If you are reading this newspaper after fetching it from your front doorstep, Happy Thanksgiving! You have a lot to be thankful for. Namely, you’ve got a home.
Saranac Art Projects’ current exhibition, “Art Feeds the Homeless,” is one part art, one part heart, and one part awareness, with a food drive attached.
The show was curated by Jennifer A. Gately, formerly of Northwest Art at the Portland Art Museum. She brings together “two artists practicing different forms of social engagement by exploring conflicting ideas of place and marginalized communities, as diverse as retirement homes and the streets,” wrote Megan Murphy, founder of Saranac Art Projects.
Murphy said she teamed up with Main Market Co-op, a local food cooperative scheduled to open in downtown next fall, “to reach out to our own community in this season of giving and actively demonstrate the content of the artworks on display, which relate to requests for food and people helping one another.
“The food drive gives people a cathartic way to act out and feel like they’re participating,” rather than just observing the problem, she said.
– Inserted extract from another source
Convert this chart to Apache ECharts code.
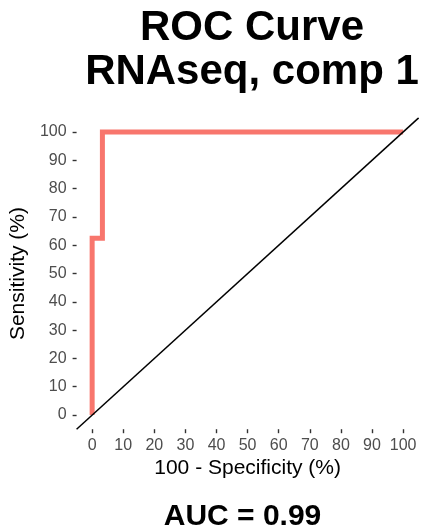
<!DOCTYPE html>
<html>
<head>
<meta charset="utf-8">
<script src="https://cdn.jsdelivr.net/npm/echarts@6/dist/echarts.min.js"></script>
<style>
  html, body { margin: 0; padding: 0; background: #fff; }
  #roc-chart { width: 425px; height: 531px; }
</style>
</head>
<body>
<div id="roc-chart"></div>
<script>
// ROC curve points (100 - specificity, sensitivity)
const fpr = [0, 0, 3.3, 3.3, 100];
const tpr = [0, 62.5, 62.5, 100, 100];

// reference diagonal, spans the whole panel
const diagX = [-5, 105];
const diagY = [-5, 105];

// tick labels on both axes
const ticks = [0, 10, 20, 30, 40, 50, 60, 70, 80, 90, 100];

const titleLines = ["ROC Curve", "RNAseq, comp 1"];
const aucText = "AUC = 0.99";

const chart = echarts.init(document.getElementById("roc-chart"));

const axisCommon = {
  type: "value",
  min: -5,
  max: 105,
  nameLocation: "middle",
  nameTextStyle: { fontFamily: "Liberation Sans", fontSize: 21, color: "#000" },
  axisLine: { show: false, onZero: false },
  splitLine: { show: false },
  axisTick: {
    show: true,
    length: 4,
    customValues: ticks,
    lineStyle: { color: "#333", width: 1.4 }
  },
  axisLabel: {
    customValues: ticks,
    fontFamily: "Liberation Sans",
    fontSize: 16,
    color: "#4d4d4d"
  }
};

const option = {
  backgroundColor: "#fff",
  animation: false,
  grid: { left: 74.35, right: 6.35, top: 117.9, bottom: 101.8 },
  xAxis: Object.assign({}, axisCommon, {
    name: "100 - Specificity (%)",
    nameGap: 28,
    axisLabel: Object.assign({}, axisCommon.axisLabel, { margin: 8 })
  }),
  yAxis: Object.assign({}, axisCommon, {
    name: "Sensitivity (%)",
    nameGap: 43,
    nameRotate: 90,
    axisLabel: Object.assign({}, axisCommon.axisLabel, { margin: 10 })
  }),
  graphic: [
    {
      type: "text", x: 252, y: 28,
      style: { text: titleLines[0], fontFamily: "Liberation Sans", fontWeight: "bold", fontSize: 42,
               fill: "#000", textAlign: "center", textVerticalAlign: "middle" }
    },
    {
      type: "text", x: 252, y: 72,
      style: { text: titleLines[1], fontFamily: "Liberation Sans", fontWeight: "bold", fontSize: 42,
               fill: "#000", textAlign: "center", textVerticalAlign: "middle" }
    },
    {
      type: "text", x: 242.5, y: 516.5,
      style: { text: aucText, fontFamily: "Liberation Sans", fontWeight: "bold", fontSize: 30,
               fill: "#000", textAlign: "center", textVerticalAlign: "middle" }
    }
  ],
  series: [
    {
      name: "ROC",
      type: "line",
      data: fpr.map((x, i) => [x, tpr[i]]),
      showSymbol: false,
      lineStyle: { color: "#F8766D", width: 5, join: "miter", cap: "butt" },
      z: 2
    },
    {
      name: "diagonal",
      type: "line",
      data: diagX.map((x, i) => [x, diagY[i]]),
      showSymbol: false,
      lineStyle: { color: "#000", width: 1.5 },
      z: 3
    }
  ]
};

chart.setOption(option);
</script>
</body>
</html>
Remember to bring a nonperishable item with you.
“Art and social practice” is a new genre in art. Its many mediums include video, photography, performance art, sculpture, text and sound.
An act of social engagement, creativity and ideas from contemporary art movements are tied to sociology, environmentalism, anthropology, journalism and social work, creating an ongoing dialogue between artist and viewer. Art for art’s sake has become art for our sake.
Harrell Fletcher, an artist living in Portland, runs an MFA program at Portland State University. He developed the Art and Social Practice emphasis for the fine arts department, and his name comes up first when you search the Web for artists practicing in this genre.
“There is a very small percentage working in this way across the country and even in the world, but the numbers are rising,” Fletcher said.
“The basic idea is to see how artists work if their primary structure is not the traditional studio/gallery model which encourages the production of sellable objects like paintings, etc.,” he explained. “For our program there is also an emphasis on collaboration and audience participation.”
Fletcher’s time-based installation at Saranac Art Projects includes two videos, running one after the other on the gallery’s main wall. They are both artistic adaptations of James Joyce’s epic novel, “Ulysses,” and were part of the Whitney Biennial in New York in 2004.
“Blot Out the Sun” (22 minutes, 13 seconds) is set in a Portland community service station. Mechanics, as well as drivers who pull up for gas, read the script, which is mostly one- and two-liners about “death, love, social inequality and the relationship between individuals and the universe,” wrote Fletcher.
The theme of mechanics works as a striking metaphor in a society in dire need of a tune-up.
As the readers present their lines, their level of understanding varies, “but often it started a conversation about what the lines meant and I think that was an interesting effect,” Fletcher said.
In “The Problem of Possible Redemption” (13 minutes, 25 seconds), old folks at the end of their lives, living in a senior center, are the narrators in this work about mortality and the fragility of the human condition.
Marc Dombrosky’s work with found cardboard signs, notes, scraps and papers brings the realities of homelessness indoors.
Dombrosky’s found and embellished signs are placed on the floor in Saranac Art Projects, as they were in his Portland Art Museum exhibition, forcing the viewer to engage and interact with them as if walking around a homeless person sitting on the sidewalk.
“(The ground) is also a reference to the origins of many of the works, as I’ve picked them up from the gutters on the side of the street, planters, alleys, and sidewalks,” he said.
The artist then embroiders each handwritten sign, matching the color of the thread to the ink and the width of the thread to the lettering, in an exacting way.
“The act of spending time making the piece(s) definitely draws connections with the writers, and gives me the physical and psychological space to consider the people who made these signs originally, how we perceive and make contact (with) disadvantaged members in our community, and what it means to re(deploy) these works back into the world – altered, recoded,” the Tacoma artist, a professor of art at Cornish College of the Arts in Seattle, said in an e-mail.
“Advocacy is becoming more and more of a question in my practice, as I focus in on certain subjects in the works collected for Saranac – homelessness (the need for shelter, in multiple ways), loss, fatigue – but I’m not attempting to stop the conversation there,” Dombroksy said.
“How can these works offer a broader platform for visitors to map their own experiences onto the project? Hopefully, these works ask more questions than they answer.”